Referring to over 100 submissions the Minister for Education Richard Bruton received from schools under Church of Ireland patronage, they said that each school had expressed concern and alarm at the Minister’s proposals.

“This is a very strong voice from the members of our community which must be heard and recognised,” the statement said.

Noting that Minister Bruton, in his speech at the launch of his consultation process, stated that “given the make-up of the population, if a Protestant or an Islamic primary school for example was prohibited from using religion as an admissions criterion, it is hard to see how it could maintain an ethos among its school community and remain a school of that religion in any real sense”, the Church of Ireland bishops stressed that this is in fact what the Minister’s proposals envisaged.

They warned the Minister that seeking to “radically undermine the legal protections which support the provision of faith-based education by religious minorities in Ireland will do little for equality or fairness in Irish education”.

The Church of Ireland patrons added that there are other administrative approaches that the Minister could take to address the challenges posed in the very limited areas where oversubscription to schools and lack of capacity are creating difficulties.

“Not one school place will be added to the education system if any of these proposals are implemented,” they stressed.

The bishops added that changing the admissions rules as proposed would do nothing to increase resources in specific areas. “Instead the change will merely create a new cohort of children who are excluded from education within their own faith.”

They said that Church of Ireland schools are an important component of Church of Ireland communities and other Christian minority communities throughout the country.

“They provide an invaluable focal point for a faith community which is usually widely dispersed geographically.

Church of Ireland schools enjoy a strong link with their community and there exists a strong interdependence socially, spiritually and very often practically.

Many Church of Ireland schools owe their very existence and their subsequent development over generations to the generous and unwavering support of their parish and the wider Church of Ireland community.

To prevent a Church of Ireland school from prioritising children from that community will lead to a splintering and a diminishing of that link causing hurt, confusion and disillusionment, the bishops warned.

“The rights of a minority denomination should not be trampled on in a race towards a populist understanding of pluralism.”

They also described Church of Ireland primary schools as embedded among communities across the country and said they have a long-standing tradition of being inclusive, of welcoming pupils from widely differing faith traditions and many from backgrounds of no faith at all.

“Church of Ireland schools are child-centred, co-educational and are faith based, Christian in ethos,” the statement said.
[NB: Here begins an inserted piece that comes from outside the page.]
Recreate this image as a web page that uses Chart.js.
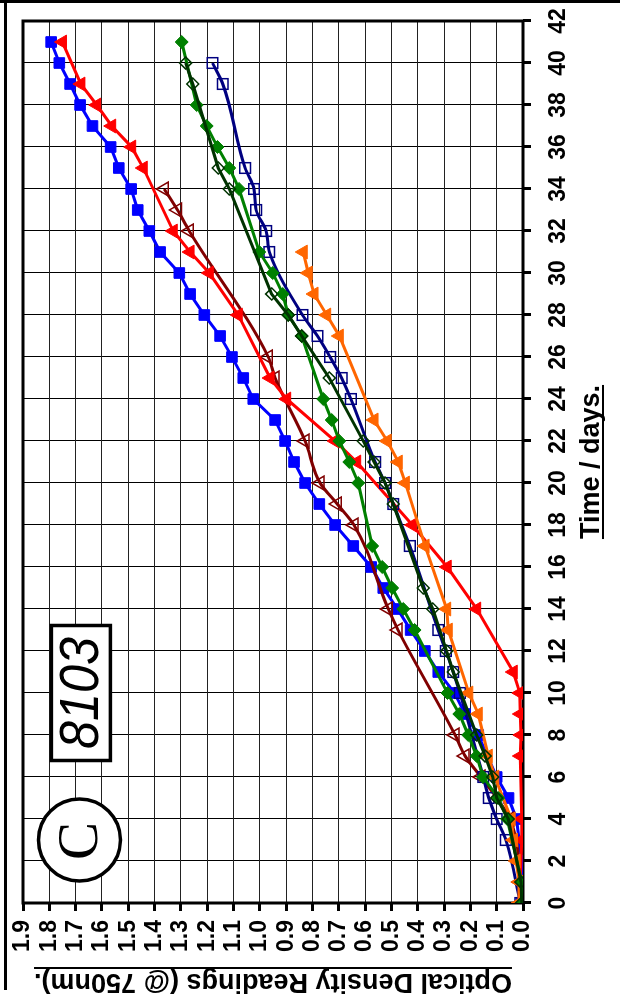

Many non-religious parents choose schools under Church of Ireland patronage as they see the ethos of Church of Ireland schools as “an attractive moral and spiritual framework within which they wish their children to be educated”.

Elsewhere in their statement, the ten Church of Ireland bishops said it was “difficult to reconcile what we know and experience about the schools under Church of Ireland patronage with much of the public debate around school admissions and primary education in general.

“In recent years, faith schools have been poorly served, at times, by news media. Too often, there is a failure to ensure that hyperbole and opinion are counterbalanced with evidence-based facts.”

The statement was issued on behalf of:
The Most Rev Dr RL Clarke, Primate of All Ireland, Archbishop of Armagh
The Most Rev Dr MJ StA Jackson, Primate of Ireland, Archbishop of Dublin and Glendalough
The Most Rev P Storey, Bishop of Meath and Kildare
The Rt Rev J McDowell, Bishop of Clogher
The Rt Rev KR Good, Bishop of Derry and Raphoe
The Rt Rev F Glenfield, Bishop of Kilmore, Elphin and Ardagh
The Rt Rev PW Rooke, Bishop of Tuam, Killala and Achonry
The Rt Rev MAJ Burrows, Bishop of Cashel, Ferns and Ossory
The Rt Rev Dr WP Colton, Bishop of Cork, Cloyne and Ross
The Rt Rev Dr K Kearon, Bishop of Limerick, Ardfert and Aghadoe.